There's absolutely nothing wrong with A Faerie Tale that a good trimming wouldn't cure. Say about a hundred pages. Then all the silliness and irritating plot maneuvers that torpedoed the last third of the book would be gone, and the delightful first two-thirds would be left in peace to shine as they should. I get the feeling that this book was originally much shorter and was stretched to fit a longer requirement. Maybe. It read like it, anyway.
Stuffy banker Patrick O'Toole tosses a coin into a well on May Day and wishes to find his true love. This bit of whimsy is the result of encouragement by his girlfriend, the witchy Serena Keller. Patrick thinks he wants to marry Serena, daughter of the town's mayor. The problem is, he can't get his mind off of Annie Brennan.
Annie is an 18-year-old orphan with a large inheritance, one that Patrick happens to oversee as part of his duties at the bank. Annie, a frustrated artist, wants to use her funds to open an Artists Haven, a place where people can come and create without having to worry about such tedious things as rent and food. She'll pay for everything, They can Follow Their Muses. This being 1890s Pennsylvania, it's a fairly ludicrous idea to Patrick. And since he controls the purse-strings, the conflict is immediate.
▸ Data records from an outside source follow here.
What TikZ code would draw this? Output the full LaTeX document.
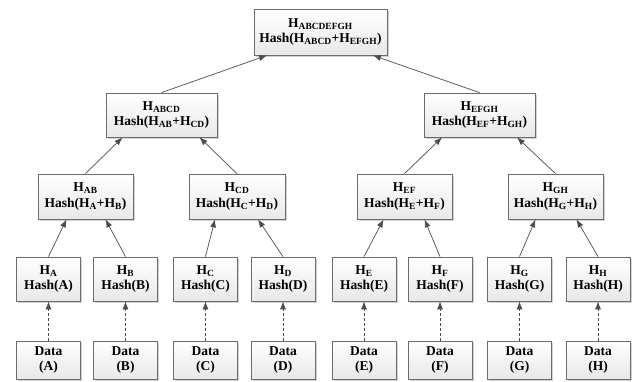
\documentclass[tikz,border=0pt]{standalone}
\usepackage{fontspec}
\setmainfont{Liberation Serif}
\usetikzlibrary{arrows.meta,shadows}
\newcommand{\hsub}[1]{\textsubscript{#1}}
\tikzset{
  hbox/.style={draw=gray!85!black, line width=0.8pt, top color=white, bottom color=gray!18,
    drop shadow={shadow xshift=1.5pt, shadow yshift=-1.5pt, opacity=0.35, fill=gray},
    align=center, inner sep=0pt, font=\fontsize{13.5}{15.5}\selectfont\bfseries},
  arr/.style={draw=gray!60!black, line width=0.7pt, -{Latex[length=8pt,width=6pt]}},
  darr/.style={arr, densely dashed}
}
\begin{document}
\begin{tikzpicture}[x=1pt,y=-1pt]
\useasboundingbox (0,0) rectangle (634,381);
% top
\node[hbox, minimum width=133pt, minimum height=46pt] (R) at (320.5,32) {H\hsub{ABCDEFGH}\\Hash(H\hsub{ABCD}+H\hsub{EFGH})};
% level 2
\node[hbox, minimum width=111pt, minimum height=44pt] (ABCD) at (161.5,115) {H\hsub{ABCD}\\Hash(H\hsub{AB}+H\hsub{CD})};
\node[hbox, minimum width=111pt, minimum height=44pt] (EFGH) at (479.5,115) {H\hsub{EFGH}\\Hash(H\hsub{EF}+H\hsub{GH})};
% level 3
\node[hbox, minimum width=95pt, minimum height=45pt] (AB) at (85.5,196.5) {H\hsub{AB}\\Hash(H\hsub{A}+H\hsub{B})};
\node[hbox, minimum width=96pt, minimum height=45pt] (CD) at (237,196.5) {H\hsub{CD}\\Hash(H\hsub{C}+H\hsub{D})};
\node[hbox, minimum width=95pt, minimum height=45pt] (EF) at (404.5,196.5) {H\hsub{EF}\\Hash(H\hsub{E}+H\hsub{F})};
\node[hbox, minimum width=95pt, minimum height=45pt] (GH) at (555.5,196.5) {H\hsub{GH}\\Hash(H\hsub{G}+H\hsub{H})};
% leaves and data
\foreach \n/\x in {A/48.5,B/125.5,C/205.5,D/283,E/364,F/440,G/519.5,H/598}{
  \node[hbox, minimum width=64pt, minimum height=44pt] (\n) at (\x,279) {H\hsub{\n}\\Hash(\n)};
  \node[hbox, minimum width=64pt, minimum height=38pt] (d\n) at (\x,360) {Data\\(\n)};
  \draw[darr] (d\n.north) -- (\n.south);
}
% arrows
\draw[arr] (A.north) -- ([xshift=-19pt]AB.south);
\draw[arr] (B.north) -- ([xshift=20pt]AB.south);
\draw[arr] (C.north) -- ([xshift=-22pt]CD.south);
\draw[arr] (D.north) -- ([xshift=21pt]CD.south);
\draw[arr] (E.north) -- ([xshift=-21pt]EF.south);
\draw[arr] (F.north) -- ([xshift=20pt]EF.south);
\draw[arr] (G.north) -- ([xshift=-20pt]GH.south);
\draw[arr] (H.north) -- ([xshift=21pt]GH.south);
\draw[arr] (AB.north) -- ([xshift=-39pt]ABCD.south);
\draw[arr] (CD.north) -- ([xshift=38pt]ABCD.south);
\draw[arr] (EF.north) -- ([xshift=-37.5pt]EFGH.south);
\draw[arr] (GH.north) -- ([xshift=37.5pt]EFGH.south);
\draw[arr] (ABCD.north) -- ([xshift=-53.5pt]R.south);
\draw[arr] (EFGH.north) -- ([xshift=52.5pt]R.south);
\end{tikzpicture}
\end{document}
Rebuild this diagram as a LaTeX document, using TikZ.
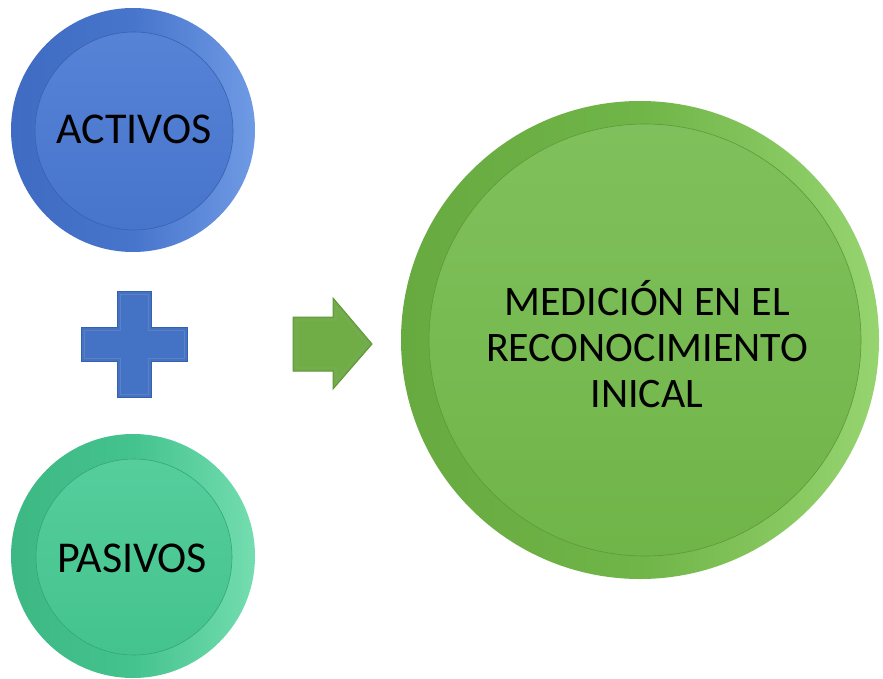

It's hard not to see Annie as an idealistic twit, but Reyes does a credible job of convincing readers that Annie has some depth and substance. When Rosaleen, a faerie, and Eamon, a leprechaun, arrive to make sure Patrick's wish is fulfilled, a sort of mystical pandemonium ensues.
Patrick and Annie are crowned King and Queen of the May Day festival, throwing them together and igniting their interest in each other. Rosaleen and Eamon, being clumsy, goof up a few spells with amusing results. In the meantime, they are falling in love with each other, in their human form.
When a dastardly plot comes to light involving the sneaky Serena and her oily father, the book really starts to zip along. Patrick and Annie all but ignite the pages. And thenů
..the whole thing hits a brick wall. Page 187, to be exact.
I can't tell you exactly what happens because it would give away too much of the plot. Let's just say that making a character instantly assume the worst of someone they profess to love, for no reason except merest circumstance, is no way to keep a story going. And turning the other lead into a complete idiot doesn't garner any respect, either. At this point I lost all patience with the leads, and only my interest in the secondary characters of Eamon and Rosaleen kept me reading.
The denouement felt tacked on, and on, and on. It seemed to take forever to wrap up this story. What happened to the charming "faerie tale" atmosphere of the book? Having spent the first two-thirds in satisfied enjoyment, it was painful to see it all fall apart.
Maybe these things won't bother you. Maybe the initial high-spiritedness of A Faerie Tale will sustain you through to the end. I followed the rainbow, but there was no pot of gold at the end of this book.